Federal common law is a term of United States law used to describe common law that is developed by the federal courts, instead of by the courts of the various states. The United States is the only country to combine the creation of common law doctrines with a complete federalism, wherein the national supreme court has virtually no power to review state court decisions to determine whether the state courts have followed state laws. The High Court of Australia is sometimes said to have federal common law, but because all state and territorial courts are directly appealable to the High Court, this is indistinguishable from a general common law. In contrast, the United States Supreme Court has effectively barred the creation of federal common law in areas traditionally under the authority of state courts. Nevertheless, there are several areas where federal common law continues to govern.

The Swift doctrine
Until 1938, federal courts in the United States followed the doctrine set forth in the 1842 case of Swift v. Tyson. In that case, the U.S. Supreme Court held that federal courts hearing cases brought under their diversity jurisdiction (allowing them to hear cases between parties from different U.S. states) had to apply the statutory law of the states, but not the common law developed by state courts. Instead, the Supreme Court permitted the federal courts to make their own common law based on general principles of law.

The reasoning behind the decision in Swift v. Tyson was that the federal courts would craft a superior common law, and the states would choose to adopt it. This hope was not fulfilled, however, as the principles of various states' common law continued to dramatically diverge. Some litigants began to abuse the availability of the federal courts for the specific purpose of having cases decided under the federal common law principles.

The Erie doctrine
In 1938, the Supreme Court decided Erie Railroad v. Tompkins. Erie overruled Swift v. Tyson, holding instead that federal courts exercising diversity jurisdiction had to use all of the same substantive laws as the courts of the states in which they were located. As the Erie Court put it, there is no "federal general common law", with the operative word being "general".

The Erie decision did not put an end to other types of federal common law. Several areas of federal common law remain, in two basic categories: areas where Congress has given the courts power to develop substantive law, and areas where a federal rule of decision is necessary to protect uniquely federal interests.

The U.S. Congress has given courts power to formulate common law rules in areas such as admiralty law, antitrust, bankruptcy law, interstate commerce, and civil rights. Congress often lays down broad mandates with vague standards, which are then left to the courts to interpret, and these interpretations eventually give rise to complex understandings of the original intent of Congress, informed by the courts' understanding of what is just and reasonable.

Furthermore, in the 1943 case of Clearfield Trust Co. v. United States, the Court recognized that federal courts could still create federal common law, albeit in limited circumstances where federal or Constitutional interests were at stake, Congress had inadequately addressed the situation sub judice, and the application of individual state laws in various jurisdictions would create unacceptable levels of diversity or uncertainty. When fashioning new federal common law, the Court may either adopt a reasonable state law, look to its own precedent, or create new law.

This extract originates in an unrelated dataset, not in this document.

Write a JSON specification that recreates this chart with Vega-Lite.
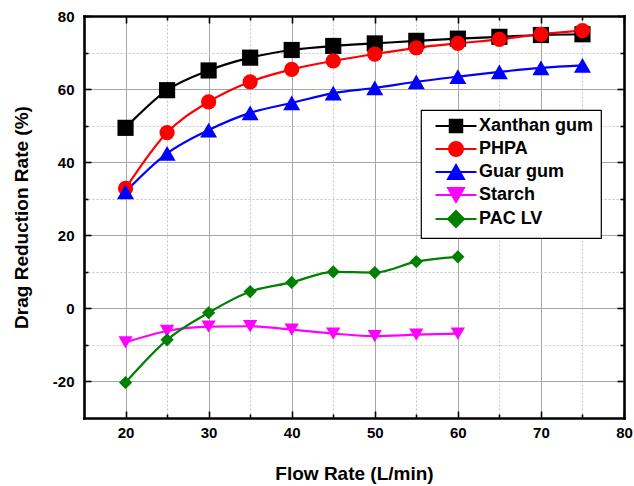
{
  "$schema": "https://vega.github.io/schema/vega-lite/v6.json",
  "width": 540,
  "height": 402,
  "autosize": "none",
  "padding": {"left": 84, "top": 16, "right": 10, "bottom": 68},
  "config": {
    "font": "Liberation Sans",
    "view": {"stroke": null},
    "axis": {
      "labelFont": "Liberation Sans",
      "labelFontWeight": "bold",
      "labelFontSize": 15,
      "labelColor": "black",
      "titleFont": "Liberation Sans",
      "titleFontWeight": "bold",
      "titleFontSize": 19,
      "titleColor": "black",
      "domainColor": "black",
      "domainWidth": 2.6,
      "domainCap": "square",
      "tickColor": "black",
      "tickWidth": 1.6,
      "gridWidth": 1
    },
    "legend": {
      "strokeWidth": 1.2,
      "orient": "none",
      "legendX": 337,
      "legendY": 94,
      "padding": 7,
      "fillColor": "white",
      "strokeColor": "black",
      "labelFont": "Liberation Sans",
      "labelFontSize": 18,
      "labelFontWeight": "bold",
      "labelColor": "black",
      "symbolSize": 100,
      "symbolStrokeWidth": 2,
      "symbolOffset": 19,
      "labelOffset": 14,
      "rowPadding": 1
    }
  },
  "data": {
    "values": [
      {"series": "Xanthan gum", "flow": 20, "drr": 49.4},
      {"series": "Xanthan gum", "flow": 25, "drr": 59.7},
      {"series": "Xanthan gum", "flow": 30, "drr": 65.1},
      {"series": "Xanthan gum", "flow": 35, "drr": 68.6},
      {"series": "Xanthan gum", "flow": 40, "drr": 70.7},
      {"series": "Xanthan gum", "flow": 45, "drr": 71.8},
      {"series": "Xanthan gum", "flow": 50, "drr": 72.5},
      {"series": "Xanthan gum", "flow": 55, "drr": 73.2},
      {"series": "Xanthan gum", "flow": 60, "drr": 73.8},
      {"series": "Xanthan gum", "flow": 65, "drr": 74.3},
      {"series": "Xanthan gum", "flow": 70, "drr": 74.8},
      {"series": "Xanthan gum", "flow": 75, "drr": 75.0},
      {"series": "PHPA", "flow": 20, "drr": 32.8},
      {"series": "PHPA", "flow": 25, "drr": 48.1},
      {"series": "PHPA", "flow": 30, "drr": 56.5},
      {"series": "PHPA", "flow": 35, "drr": 62.0},
      {"series": "PHPA", "flow": 40, "drr": 65.4},
      {"series": "PHPA", "flow": 45, "drr": 67.7},
      {"series": "PHPA", "flow": 50, "drr": 69.6},
      {"series": "PHPA", "flow": 55, "drr": 71.3},
      {"series": "PHPA", "flow": 60, "drr": 72.5},
      {"series": "PHPA", "flow": 65, "drr": 73.6},
      {"series": "PHPA", "flow": 70, "drr": 75.0},
      {"series": "PHPA", "flow": 75, "drr": 76.0},
      {"series": "Guar gum", "flow": 20, "drr": 31.9},
      {"series": "Guar gum", "flow": 25, "drr": 42.4},
      {"series": "Guar gum", "flow": 30, "drr": 48.8},
      {"series": "Guar gum", "flow": 35, "drr": 53.5},
      {"series": "Guar gum", "flow": 40, "drr": 56.2},
      {"series": "Guar gum", "flow": 45, "drr": 58.9},
      {"series": "Guar gum", "flow": 50, "drr": 60.3},
      {"series": "Guar gum", "flow": 55, "drr": 62.0},
      {"series": "Guar gum", "flow": 60, "drr": 63.4},
      {"series": "Guar gum", "flow": 65, "drr": 64.7},
      {"series": "Guar gum", "flow": 70, "drr": 65.8},
      {"series": "Guar gum", "flow": 75, "drr": 66.5},
      {"series": "Starch", "flow": 20, "drr": -9.3},
      {"series": "Starch", "flow": 25, "drr": -6.2},
      {"series": "Starch", "flow": 30, "drr": -5.0},
      {"series": "Starch", "flow": 35, "drr": -4.9},
      {"series": "Starch", "flow": 40, "drr": -5.8},
      {"series": "Starch", "flow": 45, "drr": -6.9},
      {"series": "Starch", "flow": 50, "drr": -7.6},
      {"series": "Starch", "flow": 55, "drr": -7.2},
      {"series": "Starch", "flow": 60, "drr": -6.9},
      {"series": "PAC LV", "flow": 20, "drr": -20.3},
      {"series": "PAC LV", "flow": 25, "drr": -8.6},
      {"series": "PAC LV", "flow": 30, "drr": -1.2},
      {"series": "PAC LV", "flow": 35, "drr": 4.6},
      {"series": "PAC LV", "flow": 40, "drr": 7.1},
      {"series": "PAC LV", "flow": 45, "drr": 10.0},
      {"series": "PAC LV", "flow": 50, "drr": 9.8},
      {"series": "PAC LV", "flow": 55, "drr": 12.8},
      {"series": "PAC LV", "flow": 60, "drr": 14.1}
    ]
  },
  "layer": [
    {
      "mark": {"type": "line", "interpolate": "monotone", "strokeWidth": 2.2},
      "encoding": {
        "x": {
          "field": "flow", "type": "quantitative",
          "scale": {"domain": [15, 80], "nice": false, "zero": false},
          "axis": {
            "orient": "bottom",
            "title": "Flow Rate (L/min)",
            "titlePadding": 24,
            "values": [20, 25, 30, 35, 40, 45, 50, 55, 60, 65, 70, 75, 80],
            "labelExpr": "datum.value % 10 === 0 ? datum.label : ''",
            "labelPadding": 14,
            "labelFlush": false,
            "tickSize": {"condition": {"test": "datum.value % 10 === 0", "value": -7}, "value": -4},
            "grid": true,
            "gridColor": {"condition": {"test": "datum.value % 10 === 0", "value": "#a6a6a6"}, "value": "#c4c4c4"},
            "gridDash": {"condition": {"test": "datum.value % 10 === 0", "value": []}, "value": [2, 2]}
          }
        },
        "y": {
          "field": "drr", "type": "quantitative",
          "scale": {"domain": [-30, 80], "nice": false, "zero": false},
          "axis": {
            "orient": "left",
            "title": "Drag Reduction Rate (%)",
            "titlePadding": 21,
            "values": [-20, -10, 0, 10, 20, 30, 40, 50, 60, 70, 80],
            "labelExpr": "datum.value % 20 === 0 ? '' + datum.value : ''",
            "labelPadding": 17,
            "labelFlush": false,
            "tickSize": {"condition": {"test": "datum.value % 20 === 0", "value": -7}, "value": -4},
            "grid": true,
            "gridColor": {"condition": {"test": "datum.value % 20 === 0", "value": "#a6a6a6"}, "value": "#c4c4c4"},
            "gridDash": {"condition": {"test": "datum.value % 20 === 0", "value": []}, "value": [2, 2]}
          }
        },
        "color": {
          "field": "series", "type": "nominal",
          "scale": {
            "domain": ["Xanthan gum", "PHPA", "Guar gum", "Starch", "PAC LV"],
            "range": ["#000000", "#ff0000", "#0000ff", "#ff00ff", "#008000"]
          },
          "legend": {
            "title": null,
            "encode": {
              "symbols": {
                "update": {
                  "fill": {"scale": "color", "field": "value"},
                  "stroke": {"scale": "color", "field": "value"},
                  "shape": {"signal": "datum.value === 'Xanthan gum' ? 'M-4.1,0H4.1M-1.25,-1.25H1.25V1.25H-1.25Z' : datum.value === 'PHPA' ? 'M-4.1,0H4.1M-1.4,0A1.4,1.4,0,1,0,1.4,0A1.4,1.4,0,1,0,-1.4,0Z' : datum.value === 'Guar gum' ? 'M-4.1,0H4.1M0,-1.4L1.6,1.4L-1.6,1.4Z' : datum.value === 'Starch' ? 'M-4.1,0H4.1M0,1.4L1.6,-1.4L-1.6,-1.4Z' : 'M-4.1,0H4.1M0,-1.6L1.6,0L0,1.6L-1.6,0Z'"}
                }
              }
            }
          }
        }
      }
    },
    {
      "mark": {"type": "point", "filled": true, "opacity": 1},
      "encoding": {
        "x": {
          "field": "flow", "type": "quantitative",
          "axis": {
            "orient": "top",
            "title": null,
            "labels": false,
            "grid": false,
            "values": [20, 25, 30, 35, 40, 45, 50, 55, 60, 65, 70, 75, 80],
            "tickSize": {"condition": {"test": "datum.value % 10 === 0", "value": -7}, "value": -4}
          }
        },
        "y": {
          "field": "drr", "type": "quantitative",
          "axis": {
            "orient": "right",
            "title": null,
            "labels": false,
            "grid": false,
            "values": [-20, -10, 0, 10, 20, 30, 40, 50, 60, 70, 80],
            "tickSize": {"condition": {"test": "datum.value % 20 === 0", "value": -7}, "value": -4}
          }
        },
        "color": {"field": "series", "type": "nominal", "legend": null},
        "shape": {
          "field": "series", "type": "nominal",
          "scale": {
            "domain": ["PHPA", "Xanthan gum", "Guar gum", "Starch", "PAC LV"],
            "range": ["circle", "square", "triangle-up", "triangle-down", "diamond"]
          },
          "legend": null
        },
        "size": {
          "field": "series", "type": "nominal",
          "scale": {
            "domain": ["Guar gum", "Xanthan gum", "PHPA", "Starch", "PAC LV"],
            "range": [290, 175, 225, 290, 300]
          },
          "legend": null
        }
      }
    }
  ],
  "resolve": {"axis": {"x": "independent", "y": "independent"}}
}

Congressional repeal of federal common law

Federal common law is valid only to the extent that Congress has not repealed the common law. The Supreme Court has explained that, "when Congress addresses a question previously governed by a decision resting on federal common law, the need for such an unusual exercise of law-making by federal courts disappears."

During the era when the Constitution was written, it was understood that common law was alterable by legislatures. For example, Alexander Hamilton emphasized in The Federalist Papers that the New York Constitution made the common law subject "to such alterations and provisions as the legislature shall from time to time make concerning the same." Thus, even when a federal court has authority to make common law, that law is subject to alteration by Congress. This principle finds expression in the first sentence of the Constitution: "All legislative Powers herein granted shall be vested in a Congress of the United States, which shall consist of a Senate and House of Representatives."

Federal criminal common law
In the Virginia Senate debate over ratification of the Bill of Rights, Senator George Mason objected to the words "Congress shall make no law" in the First Amendment, on the grounds that "arbitrary decisions of judges" might violate those same rights.  However, the U.S. Supreme Court stated in the 1812 case of United States v. Hudson that there could be no federal criminal common law.

Federal practice litigation 
All fifty states have both state and federal courts. Federal courts have jurisdiction over matters of federal concern, meaning federal law and in particular federal law that pre-empts state law when an issue is within the federal government’s exclusive domain. The other type of jurisdiction conferred upon federal courts is known as diversity jurisdiction and it exists where the amount in controversy is greater than $75,000.00 and no defendant is a citizen of the same state as any of the plaintiffs in the case (complete diversity).